Forum Moderators: DixonJones

Message Too Old, No Replies

Weird activity in logs

         

superdorf

5:09 am on Feb 14, 2006 (gmt 0)

10+ Year Member



I am getting a lot of hits like this:
"GET [61.152.160.106:8000...] HTTP/1.1" 200 6360 "http://www.baidu.com" "mozilla/4.0 (compatible; MSIE 6.0;
Windows 5.1;Windows 5.5;Windows 6.0)"
in my logs...

Anyone know what this is?

Dijkgraaf

9:21 am on Feb 14, 2006 (gmt 0)

WebmasterWorld Senior Member 10+ Year Member



Well Baidu is a Chinese search engine.

So maybe someone find your site via it, but then I would have expected a query string in the referer, unless they are doing some funky redirects.
So the other possibilities are
1) that it is their web crawler/spider and rather than putting its name in the User Agent they have put it in the referer. Does it hit your robots.txt file?
2) They are doing some log spam
How many times is it in your logs, and is it the same page each time?

superdorf

6:48 pm on Feb 14, 2006 (gmt 0)

10+ Year Member



It is in there thousands of times... That ip address is not my ip address though....

I haven't checked if it hits the robots file... I will later.

-Jamie

Dijkgraaf

9:18 pm on Feb 14, 2006 (gmt 0)

WebmasterWorld Senior Member 10+ Year Member



The fact that it isn't your IP address makes it interesting. Because whatever is requesting pages from your site must know what your servers IP address or domain is.
The IP address belongs to online.sh.cn.
Possibly the requests are going through a badly configured proxy server that is munging the GET's
It would be intersting if you could trap all the headers of the request to see what it is actualy asking for.

superdorf

4:21 am on Feb 15, 2006 (gmt 0)

10+ Year Member



How do i capture that... I use apache. I don' have any open proxy on my machine.. i'm pretty sure of that.

ronburk

1:16 am on Feb 16, 2006 (gmt 0)

WebmasterWorld Senior Member 10+ Year Member



Anyone know what this is?

Someone searching for an open proxy.

I don' have any open proxy on my machine.. i'm pretty sure of that.

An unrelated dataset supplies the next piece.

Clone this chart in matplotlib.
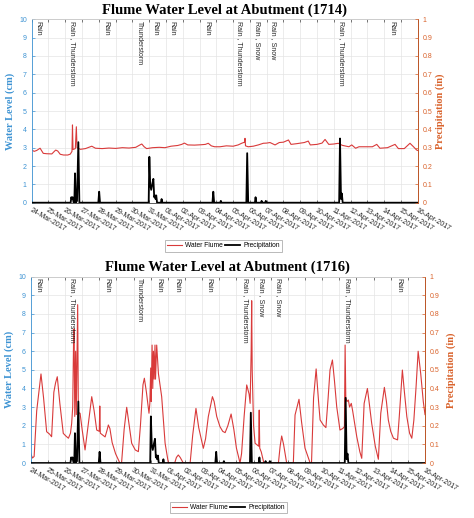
import matplotlib
matplotlib.use('Agg')
import matplotlib.pyplot as plt
import pandas as pd

# ---------------- data ----------------
dates = pd.date_range('2017-03-24', '2017-04-16', freq='D')
tick_labels = [d.strftime('%d-%b-%Y') for d in dates]

# precipitation (in), time in days from 24-Mar-2017 00:00
precip_t = [0, 2.32, 2.36, 2.40, 2.44, 2.50, 2.54, 2.58, 2.63, 2.70, 2.78, 2.84,
            3.97, 4.02, 4.07,
            6.97, 7.01, 7.06, 7.12, 7.18, 7.25, 7.30, 7.34, 7.38, 7.42, 7.47, 7.70, 7.74, 7.78,
            10.77, 10.82, 10.87, 11.23, 11.27, 11.31,
            12.79, 12.84, 12.90, 13.30, 13.34, 13.38, 13.66, 13.70, 13.74, 13.91, 13.95, 13.99,
            18.32, 18.37, 18.43, 18.48, 18.53, 23]
precip_v = [0, 0, 0.03, 0.02, 0.03, 0.0, 0.0, 0.16, 0.0, 0.01, 0.33, 0.0,
            0, 0.06, 0,
            0, 0.25, 0.10, 0.07, 0.10, 0.13, 0.03, 0.04, 0.02, 0.04, 0, 0, 0.02, 0,
            0, 0.06, 0, 0, 0.01, 0,
            0, 0.27, 0, 0, 0.03, 0, 0, 0.01, 0, 0, 0.01, 0,
            0, 0.35, 0.02, 0.05, 0, 0]

# Water flume level (cm) at 1714
flume1714_t = [0.0, 0.15, 0.3, 0.5, 0.69, 0.9, 1.2, 1.35, 1.43, 1.55, 1.7, 1.9, 2.15, 2.3, 2.4,
               2.43, 2.46, 2.6, 2.66, 2.7, 2.9, 3.2, 3.58, 3.8, 4.2, 4.6, 5.0, 5.4, 5.8, 6.2,
               6.45, 6.56, 6.7, 6.85, 7.2, 7.6, 7.94, 8.3, 8.7, 8.94, 9.1, 9.3, 9.7, 10.1,
               10.35, 10.52, 10.7, 10.9, 11.22, 11.6, 12.0, 12.3, 12.51, 12.68, 12.71, 12.74,
               12.9, 13.2, 13.5, 13.8, 14.0, 14.2, 14.5, 14.75, 15.0, 15.3, 15.45, 15.8,
               16.24, 16.48, 16.6, 17.0, 17.3, 17.48, 17.7, 18.0, 18.27, 18.5, 18.9, 19.07,
               19.3, 19.5, 19.9, 20.3, 20.56, 20.75, 21.2, 21.65, 21.85, 22.2, 22.54, 22.75,
               22.94, 23.0]
flume1714_v = [2.87, 2.8, 2.85, 2.97, 2.69, 2.67, 2.66, 2.8, 2.87, 2.82, 2.64, 2.6, 2.6, 2.65, 2.8,
               4.24, 2.9, 2.95, 4.14, 3.0, 2.91, 2.95, 3.08, 2.97, 2.95, 2.98, 2.96, 3.0, 2.98, 3.02,
               3.15, 3.2, 3.05, 2.95, 3.0, 3.02, 3.0, 3.08, 3.12, 3.18, 3.25, 3.15, 3.14, 3.16,
               3.18, 3.24, 3.1, 3.05, 3.05, 3.1, 3.08, 3.15, 3.24, 3.3, 3.51, 3.1,
               3.05, 3.08, 3.15, 3.24, 3.25, 3.28, 3.15, 3.28, 3.3, 3.42, 3.18, 3.22,
               3.28, 3.36, 3.15, 3.18, 3.25, 3.45, 3.18, 3.2, 3.24, 3.13, 3.05, 3.15,
               2.97, 3.05, 3.05, 3.05, 3.18, 2.97, 3.0, 3.18, 2.95, 2.95, 3.24, 3.05,
               2.87, 2.85]

# Water flume level (cm) at 1716
flume1716_t = [0.0, 0.10, 0.20, 0.35, 0.60, 0.75, 0.93, 1.10, 1.22, 1.35, 1.45, 1.55, 1.70, 1.90,
               2.05, 2.20, 2.32, 2.39, 2.45, 2.50, 2.53, 2.57, 2.62, 2.66, 2.74, 2.78, 2.88,
               3.0, 3.17, 3.35, 3.56, 3.7, 3.85, 4.0, 4.03, 4.06, 4.34, 4.45, 4.53, 4.62, 4.75,
               4.95, 5.2, 5.3, 5.45, 5.6, 5.72, 5.89, 6.1, 6.28, 6.4, 6.55, 6.63, 6.75, 6.9,
               6.95, 7.0, 7.03, 7.08, 7.12, 7.16, 7.2, 7.25, 7.28, 7.35, 7.45, 7.64, 7.84, 8.03,
               8.4, 8.5, 8.61, 8.72, 8.9, 9.3, 9.45, 9.64, 9.8, 10.07, 10.2, 10.36, 10.6, 10.7,
               10.85, 11.04, 11.2, 11.34, 11.5, 11.69, 11.85, 12.0, 12.21, 12.3, 12.45, 12.6,
               12.74, 12.8, 12.86, 12.89, 12.92, 13.0, 13.09, 13.3, 13.33, 13.36, 13.45, 13.6,
               14.45, 14.55, 14.64, 14.75, 14.93, 15.32, 15.42, 15.65, 15.8, 16.0, 16.3, 16.38,
               16.5, 16.65, 16.8, 16.88, 17.07, 17.22, 17.35, 17.46, 17.6, 17.72, 17.85, 18.04,
               18.2, 18.3, 18.34, 18.38, 18.45, 18.53, 18.6, 18.7, 18.78, 19.02, 19.2, 19.31,
               19.45, 19.64, 19.75, 19.89, 20.1, 20.28, 20.42, 20.63, 20.75, 20.86, 21.0, 21.16,
               21.4, 21.5, 21.68, 21.8, 21.94, 22.1, 22.23, 22.35, 22.48, 22.6, 22.75, 22.9, 23.0]
flume1716_v = [0.52, 0.27, 0.35, 2.8, 4.78, 3.5, 1.68, 1.55, 1.41, 3.8, 4.3, 4.63, 3.2, 1.59,
               1.45, 1.33, 1.6, 2.13, 3.0, 6.5, 7.2, 2.5, 6.0, 2.6, 8.5, 2.7, 2.67,
               1.8, 0.7, 2.0, 3.56, 2.8, 1.77, 1.7, 3.06, 1.6, 1.4, 1.75, 2.04, 1.85, 1.1,
               0.5, 0.0, 0.0, 1.8, 2.99, 2.2, 1.06, 0.7, 0.61, 2.0, 4.2, 4.55, 3.8, 2.67,
               3.2, 5.1, 3.3, 6.33, 4.0, 6.0, 4.5, 6.33, 4.5, 6.33, 4.8, 3.56, 1.06, 0.0,
               0.0, 0.3, 0.43, 0.3, 0.0, 0.0, 1.5, 2.93, 1.9, 0.79, 1.3, 2.49, 3.56, 3.3,
               2.5, 1.95, 1.7, 1.63, 2.0, 2.63, 1.8, 0.8, 0.0, 0.5, 2.5, 4.19,
               3.7, 3.2, 6.0, 8.71, 5.0, 2.0, 1.06, 0.9, 2.84, 0.8, 0.59, 0.0,
               0.0, 0.9, 1.45, 1.0, 0.0, 0.0, 2.58, 3.42, 2.2, 0.8, 0.0, 0.0,
               3.5, 5.05, 3.2, 2.31, 2.04, 1.9, 3.5, 5.0, 5.53, 4.4, 3.02, 1.77,
               1.85, 1.95, 6.33, 3.5, 3.3, 3.38, 3.0, 3.2, 2.8, 1.41, 0.6, 0.25,
               3.2, 4.0, 3.2, 2.13, 0.9, 0.2, 2.67, 4.06, 3.3, 2.31, 1.7, 1.33,
               1.24, 2.5, 4.99, 3.8, 2.49, 1.6, 1.33, 2.3, 4.1, 6.0, 4.8, 3.3, 2.6]

# event annotations (position in days, text)
events1714_t = [0.375, 2.40, 4.43, 6.39, 7.35, 8.36, 10.45, 12.36, 13.43, 14.38, 18.43, 21.47]
events1716_t = [0.44, 2.45, 4.43, 6.36, 7.50, 8.52, 10.42, 12.50, 13.48, 14.47, 18.47, 21.45]
event_labels = ['Rain', 'Rain , Thunderstorm', 'Rain', 'Thunderstorm', 'Rain', 'Rain', 'Rain',
                'Rain , Thunderstorm', 'Rain , Snow', 'Rain , Snow', 'Rain , Thunderstorm', 'Rain']

titles = ['Flume Water Level at Abutment (1714)', 'Flume Water Level at Abutment (1716)']

# ---------------- style ----------------
RED = '#d93a3a'
BLUE = '#3d93d3'
ORANGE = '#d9622b'
GRID = '#e4e4e4'
SERIF = ['Liberation Serif', 'DejaVu Serif']
SANS = ['Liberation Sans', 'DejaVu Sans']

W, H = 474, 518
fig = plt.figure(figsize=(W / 100, H / 100), dpi=100)


def px_rect(x0, y0, x1, y1):
    return [x0 / W, 1 - y1 / H, (x1 - x0) / W, (y1 - y0) / H]


def panel(rect, ft, fv, ev_t, title, title_xy, leg_xy, rlabel_x):
    ax = fig.add_axes(rect)
    ax.set_xlim(0, 23)
    ax.set_ylim(0, 10)
    ax.set_xticks(range(len(tick_labels)))
    ax.set_xticklabels(tick_labels, rotation=-30, ha='left', va='top',
                       rotation_mode='anchor', fontsize=5, family=SANS, color='#262626')
    ax.set_yticks(range(11))
    ax.tick_params(axis='y', colors=BLUE, labelsize=5, direction='in', length=2, width=0.5)
    ax.tick_params(axis='x', direction='in', length=2, width=0.5, top=True, pad=3,
                   colors='#444444', labelcolor='#262626')
    for lab in ax.get_yticklabels():
        lab.set_family(SANS)
    ax.grid(True, color=GRID, lw=0.5)
    ax.set_axisbelow(True)
    ax.spines['left'].set_color(BLUE)
    ax.spines['top'].set_color('#c8c8c8')
    ax.spines['bottom'].set_color('#444444')
    for s in ax.spines.values():
        s.set_linewidth(0.6)
    ax.set_ylabel('Water Level (cm)', color=BLUE, fontsize=7.5, fontweight='bold', family=SERIF)
    ax.yaxis.set_label_coords(-0.042, 0.5)

    h1, = ax.plot(ft, fv, color=RED, lw=0.8, label='Water Flume')

    ax2 = ax.twinx()
    ax2.set_ylim(0, 1)
    ax2.set_yticks([i / 10 for i in range(11)])
    ax2.set_yticklabels(['0'] + ['%.1f' % (i / 10) for i in range(1, 10)] + ['1'])
    ax2.tick_params(axis='y', colors=ORANGE, labelsize=5, direction='in', length=2, width=0.5)
    for lab in ax2.get_yticklabels():
        lab.set_family(SANS)
    ax2.spines['right'].set_color(ORANGE)
    ax2.spines['left'].set_visible(False)
    ax2.spines['top'].set_visible(False)
    ax2.spines['bottom'].set_visible(False)
    ax2.spines['right'].set_linewidth(0.6)
    ax2.set_ylabel('Precipitation (in)', color=ORANGE, fontsize=7.5, fontweight='bold',
                   family=SERIF, rotation=90)
    ax2.yaxis.set_label_coords(rlabel_x, 0.5)
    h2, = ax2.plot(precip_t, precip_v, color='black', lw=1.3, label='Precipitation')

    for t, s in zip(ev_t, event_labels):
        ax.text(t, 9.93, s, rotation=-90, ha='center', va='top', fontsize=5,
                family=SANS, color='#262626')

    fig.text(title_xy[0] / W, 1 - title_xy[1] / H, title, ha='center', va='center',
             fontsize=10.5, fontweight='bold', family=SERIF)
    leg = fig.legend([h1, h2], ['Water Flume', 'Precipitation'], loc='center',
                     bbox_to_anchor=(leg_xy[0] / W, 1 - leg_xy[1] / H), ncol=2,
                     frameon=True, fancybox=False, handlelength=2.2,
                     handletextpad=0.5, columnspacing=0.3, borderpad=0.35,
                     prop={'family': SANS, 'size': 4.8})
    leg.get_frame().set_edgecolor('#9a9a9a')
    leg.get_frame().set_linewidth(0.6)
    return ax


panel(px_rect(31.7, 19.3, 417.7, 202.7), flume1714_t, flume1714_v, events1714_t,
      titles[0], (224.5, 10.5), (223.5, 246), 1.045)
panel(px_rect(30.7, 276.7, 425, 463), flume1716_t, flume1716_v, events1716_t,
      titles[1], (227.8, 267.5), (228.5, 507.5), 1.055)

fig.savefig('out.png', dpi=100)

The default Apache behavior when you're not using mod_proxy is (unfortunately) to ignore the host part of this proxy request and assume the URL requested was local (may we assume you have a resource called "/" that is 6360 bytes long?).

It is in there thousands of times...

That is somewhat of a concern. Proxy-seeking bots don't usually keep hammering you -- they check and then leave to search elsewhere. If I were you, I would first hand-examine a bunch of those to make sure none were actually processing proxy requests, then telnet in with my own proxy request to make darn sure I'm not running an open proxy.

Possibly the requests are going through a badly configured proxy server that is munging the GET's

Possible. IME, it tends to be people searching for an open proxy. The demand for them in China is high, I would imagine.

I wish Apache would simply return a 403 in this case instead of wasting my bandwidth and cluttering up my logs with clearly bogus fetches that it claims were successful. Hmmm, maybe I can use mod_proxy (ironically) to force that behavior to happen :-).

superdorf

6:01 pm on Feb 16, 2006 (gmt 0)

10+ Year Member



I tested it with telnet by:
telnet localhost 80
then i issued the same GET command posted above...
my server returned my index page...

I think that confirms what you were saying... My server is giving my homepage... I just don't get why it happens so freaking often.

Thanks,
-Jamie

ronburk

7:42 pm on Feb 17, 2006 (gmt 0)

WebmasterWorld Senior Member 10+ Year Member



I just don't get why it happens so freaking often.

I would want to know that as well. Can you do a rewrite rule switching on %{HTTP_HOST} to start returning a failure code to these requests?

Something like: (WARNING: completely untested rule!)

RewriteCond %{HTTP_HOST}!(^www.yerdomain.com$) [NC]
RewriteRule .* - [F]

That would save a bit of bandwidth and possibly give any poorly-coded automated software a better hint that they're not accomplishing anything productive by sending these requests.

ronburk

10:48 pm on Feb 17, 2006 (gmt 0)

WebmasterWorld Senior Member 10+ Year Member



Hmm, looks like the preview was not faithful and posting ate some whitespace. Should be some whitespace in front of that "!".